§ Supplied material
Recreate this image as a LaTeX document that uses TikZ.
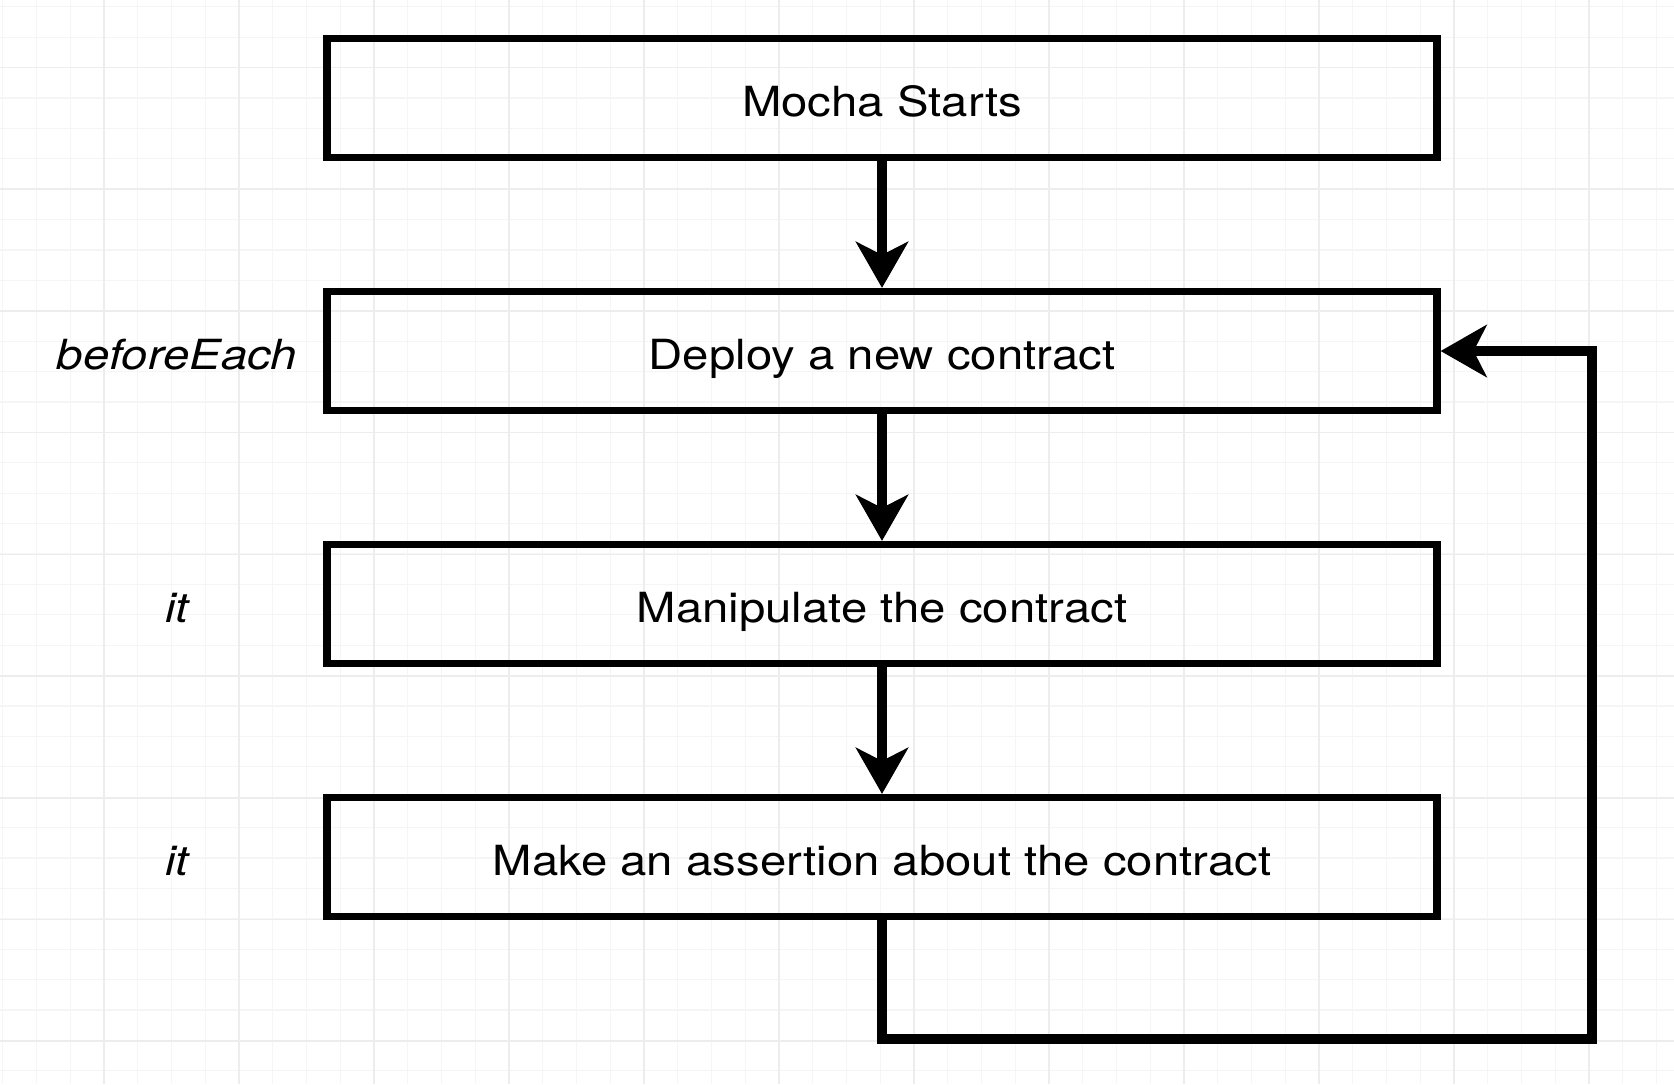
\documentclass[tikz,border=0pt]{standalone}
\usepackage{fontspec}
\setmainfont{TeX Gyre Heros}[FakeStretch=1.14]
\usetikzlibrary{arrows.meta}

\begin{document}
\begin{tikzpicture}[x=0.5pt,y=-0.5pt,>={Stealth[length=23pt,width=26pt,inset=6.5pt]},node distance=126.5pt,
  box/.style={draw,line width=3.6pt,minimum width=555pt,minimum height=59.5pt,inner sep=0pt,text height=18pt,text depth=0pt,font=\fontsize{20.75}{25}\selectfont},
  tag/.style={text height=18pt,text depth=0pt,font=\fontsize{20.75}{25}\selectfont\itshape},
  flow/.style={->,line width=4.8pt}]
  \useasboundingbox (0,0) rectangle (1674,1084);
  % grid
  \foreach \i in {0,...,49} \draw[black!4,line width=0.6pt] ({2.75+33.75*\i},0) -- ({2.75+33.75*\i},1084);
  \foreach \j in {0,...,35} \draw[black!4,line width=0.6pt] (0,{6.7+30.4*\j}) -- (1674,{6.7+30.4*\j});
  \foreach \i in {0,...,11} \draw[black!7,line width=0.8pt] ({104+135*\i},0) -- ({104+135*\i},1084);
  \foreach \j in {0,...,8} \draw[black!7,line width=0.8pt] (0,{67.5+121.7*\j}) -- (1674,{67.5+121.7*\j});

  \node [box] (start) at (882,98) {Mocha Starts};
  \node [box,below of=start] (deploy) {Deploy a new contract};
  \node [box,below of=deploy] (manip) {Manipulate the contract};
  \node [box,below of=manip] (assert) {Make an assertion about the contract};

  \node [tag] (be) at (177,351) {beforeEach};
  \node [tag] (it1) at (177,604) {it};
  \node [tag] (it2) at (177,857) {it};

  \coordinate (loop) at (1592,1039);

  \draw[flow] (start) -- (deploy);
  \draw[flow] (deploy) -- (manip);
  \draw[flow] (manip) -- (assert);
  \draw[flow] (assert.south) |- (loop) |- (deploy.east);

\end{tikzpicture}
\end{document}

§ Goal
Send back the data above word for word, with the pictures left out.

§ Full response
Recreate this image as a LaTeX document that uses TikZ.
\documentclass[tikz,border=0pt]{standalone}
\usepackage{fontspec}
\setmainfont{TeX Gyre Heros}[FakeStretch=1.14]
\usetikzlibrary{arrows.meta}

\begin{document}
\begin{tikzpicture}[x=0.5pt,y=-0.5pt,>={Stealth[length=23pt,width=26pt,inset=6.5pt]},node distance=126.5pt,
  box/.style={draw,line width=3.6pt,minimum width=555pt,minimum height=59.5pt,inner sep=0pt,text height=18pt,text depth=0pt,font=\fontsize{20.75}{25}\selectfont},
  tag/.style={text height=18pt,text depth=0pt,font=\fontsize{20.75}{25}\selectfont\itshape},
  flow/.style={->,line width=4.8pt}]
  \useasboundingbox (0,0) rectangle (1674,1084);
  % grid
  \foreach \i in {0,...,49} \draw[black!4,line width=0.6pt] ({2.75+33.75*\i},0) -- ({2.75+33.75*\i},1084);
  \foreach \j in {0,...,35} \draw[black!4,line width=0.6pt] (0,{6.7+30.4*\j}) -- (1674,{6.7+30.4*\j});
  \foreach \i in {0,...,11} \draw[black!7,line width=0.8pt] ({104+135*\i},0) -- ({104+135*\i},1084);
  \foreach \j in {0,...,8} \draw[black!7,line width=0.8pt] (0,{67.5+121.7*\j}) -- (1674,{67.5+121.7*\j});

  \node [box] (start) at (882,98) {Mocha Starts};
  \node [box,below of=start] (deploy) {Deploy a new contract};
  \node [box,below of=deploy] (manip) {Manipulate the contract};
  \node [box,below of=manip] (assert) {Make an assertion about the contract};

  \node [tag] (be) at (177,351) {beforeEach};
  \node [tag] (it1) at (177,604) {it};
  \node [tag] (it2) at (177,857) {it};

  \coordinate (loop) at (1592,1039);

  \draw[flow] (start) -- (deploy);
  \draw[flow] (deploy) -- (manip);
  \draw[flow] (manip) -- (assert);
  \draw[flow] (assert.south) |- (loop) |- (deploy.east);

\end{tikzpicture}
\end{document}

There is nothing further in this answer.